For Immediate Release
February 10, 2003
Presidential Remarks 2/10/03
Click here for full transcript
We face an outlaw regime in Iraq that hates our country. A regime that aids and harbors terrorists and is armed with weapons of mass murder. Before September the 11th, 2001, there's a lot of good folks who believe that Saddam Hussein can be contained. Before September the 11th, 2001, we thought oceans would protect us forever; that if we saw a gathering threat somewhere else in the world, we could respond to it if we chose -- so chose to do so. But that all changed on that fateful day.
Chemical agents, lethal viruses, and shadowy terrorist networks are not easily contained. Secretly, without fingerprints, Saddam Hussein could provide one of his hidden weapons to terrorists, or help them develop their own. Saddam Hussein is a threat. He's a threat to the United States of America. He's a threat to some of our closest friends and allies. We don't accept this threat. (Applause.)
As a matter of fact, the world saw this as a threat 12 years ago. Twelve years ago, Saddam Hussein was told to disarm -- for a reason: he's a dangerous man. And he hadn't disarmed. We've tried economic sanctions; he hasn't changed. Over the years, we've tried limited strikes against military facilities. It didn't work. We've offered Iraq the path of voluntary disarmament and inspections.
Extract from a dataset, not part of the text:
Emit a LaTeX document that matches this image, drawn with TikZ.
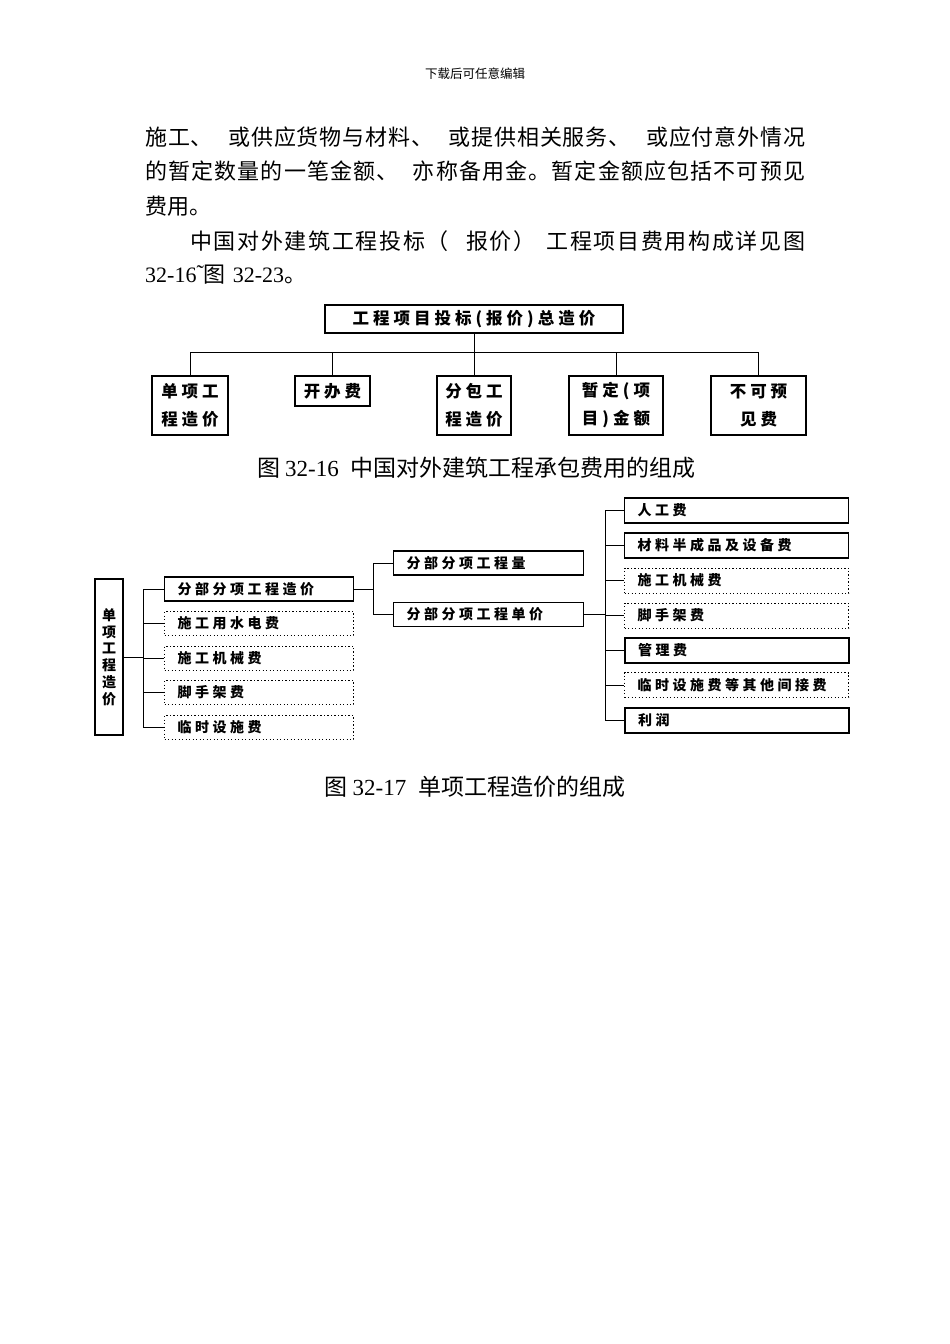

The Iraqi regime is rejecting it.
Saddam Hussein has broken every promise to disarm. He has shown complete contempt for the international community. Last fall the international community spoke, with united voice. It said: this is your last chance, Mr. Saddam Hussein, to do what you said you would do, which is, in the name of peace, disarm; destroy your weapons of mass destruction. The role of the inspectors is not to play hide-and-seek, in a country the size of California, with 104 people. The role of inspectors is to verify whether or not Mr. Saddam Hussein is keeping his word; whether or not he's showing up with his weapons and destroying them. The weapons, by the way, he says he doesn't have.
My attitude is that we owe it to future generations of Americans and citizens in freedom-loving countries to see to it that Mr. Saddam Hussein is disarmed. (Applause.) It's his choice to make as to how he will be disarmed. He can either do so -- which it doesn't look like he's going to -- for the sake of peace, we will lead a coalition of willing countries and disarm Saddam Hussein. (Applause.)
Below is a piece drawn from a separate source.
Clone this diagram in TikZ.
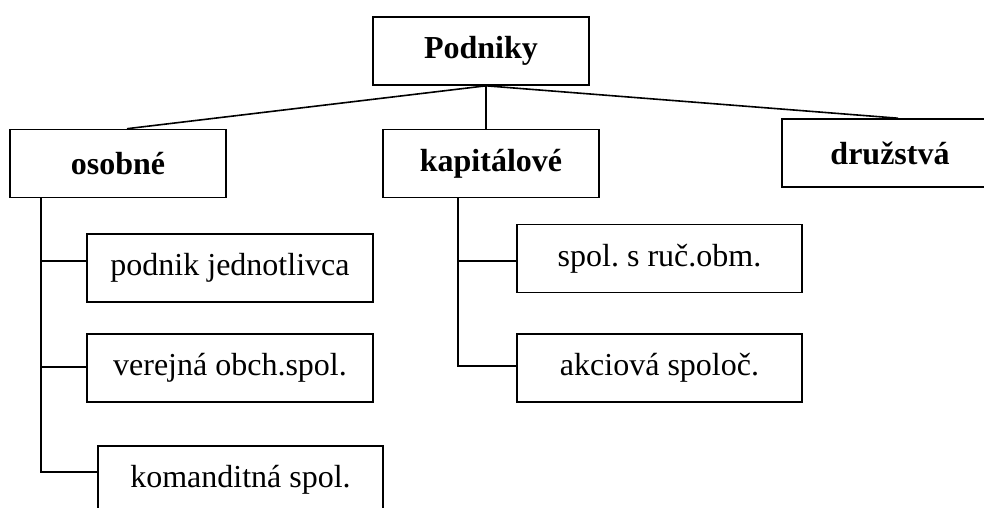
\documentclass[tikz,border=0pt]{standalone}
\usepackage{fontspec}
\setmainfont{Liberation Serif}
\frenchspacing
\begin{document}
\begin{tikzpicture}
      [x=1pt,y=-1pt,line width=1.6pt,
      box/.style={draw,line width=1.6pt,inner sep=0pt,minimum height=68pt,
        font=\fontsize{32}{38}\selectfont},
      head/.style={box,minimum width=216pt,font=\fontsize{32}{38}\selectfont\bfseries}]
      \clip (0,0) rectangle (984,507);
      \node[head] (podniky) at (481,51) {Podniky};
      \node[head] (osobne) at (118,163.5) {osobné};
      \node[head] (kapitalove) at (491,163.5) {kapitálové};
      \node[head] (druzstva) at (890,153) {družstvá};
      \node[box,minimum width=286pt] (jednotlivca) at (230,268) {podnik jednotlivca};
      \node[box,minimum width=286pt] (verejna) at (230,368) {verejná obch.spol.};
      \node[box,minimum width=285pt] (komanditna) at (240.5,480) {komanditná spol.};
      \node[box,minimum width=285pt] (sro) at (659.5,258.5) {spol. s ruč.obm.};
      \node[box,minimum width=285pt] (akciova) at (659.5,368) {akciová spoloč.};
      \coordinate (root) at ([xshift=5pt]podniky.south);
      \draw (root) -- ([xshift=9pt]osobne.north);
      \draw (root) -- (root |- kapitalove.north);
      \draw (root) -- ([xshift=8pt]druzstva.north);
      \coordinate (osobus) at ([xshift=-77pt]osobne.south);
      \coordinate (kapbus) at ([xshift=-33pt]kapitalove.south);
      \draw ([yshift=7pt]jednotlivca.west) -| (osobus);
      \draw ([yshift=1pt]verejna.west) -| (osobus);
      \draw ([yshift=8pt]komanditna.west) -| (osobus);
      \draw ([yshift=-2.5pt]sro.west) -| (kapbus);
      \draw ([yshift=2pt]akciova.west) -| (kapbus);
    \end{tikzpicture}
\end{document}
If war is forced upon us -- and I say "forced upon us," because use of the military is not my first choice. I hug the mothers and the widows of those who may have lost their life in the name of peace and freedom. I take my responsibilities incredibly seriously about the commitment of troops. But should we need to use troops, for the sake of future generations of Americans, American troops will act in the honorable traditions of our military and in the highest moral traditions of our country.
We will try in every way we can to spare innocent life. The people of Iraq are not our enemies. (Applause.)
The true enemy of the Iraqi people, Saddam Hussein, has a different strategy. In violation of the Geneva Conventions, Saddam Hussein is positioning his military forces within civilian populations in order to shield his military and blame coalition forces for civilian casualties that he has caused. Saddam Hussein regards the Iraqi people as human shields, entirely expendable when their suffering serves his purposes.
America views the Iraqi people as human beings who have suffered long enough under this tyrant. (Applause.) And the Iraqi people can be certain of this: the United States is committed to helping them build a better future. If conflict occurs, we'll bring Iraq food and medicine and supplies and, most importantly, freedom. (Applause.)
As I said in my State of the Union, liberty is not America's gift to the world. Liberty is God's gift to every human being in the world. (Applause.) America has great challenges; challenges at home and challenges abroad. We're called to extend the promise of this country into the lives of every citizen who lives here. We're called to defend our nation and to lead the world to peace, and we will meet both challenges with courage and with confidence. (Applause.)
There's an old saying, "Let us not pray for tasks equal to our strength. Let us pray for strength equal to our tasks." (Applause.) And that is our prayer today, for the strength in every task we face.
I want to thank each of you for your prayers. I want to thank you for your faithfulness. I want to thank you for your good work. And I want to thank you for loving your country.
May God bless you all, and may God bless America. (Applause.)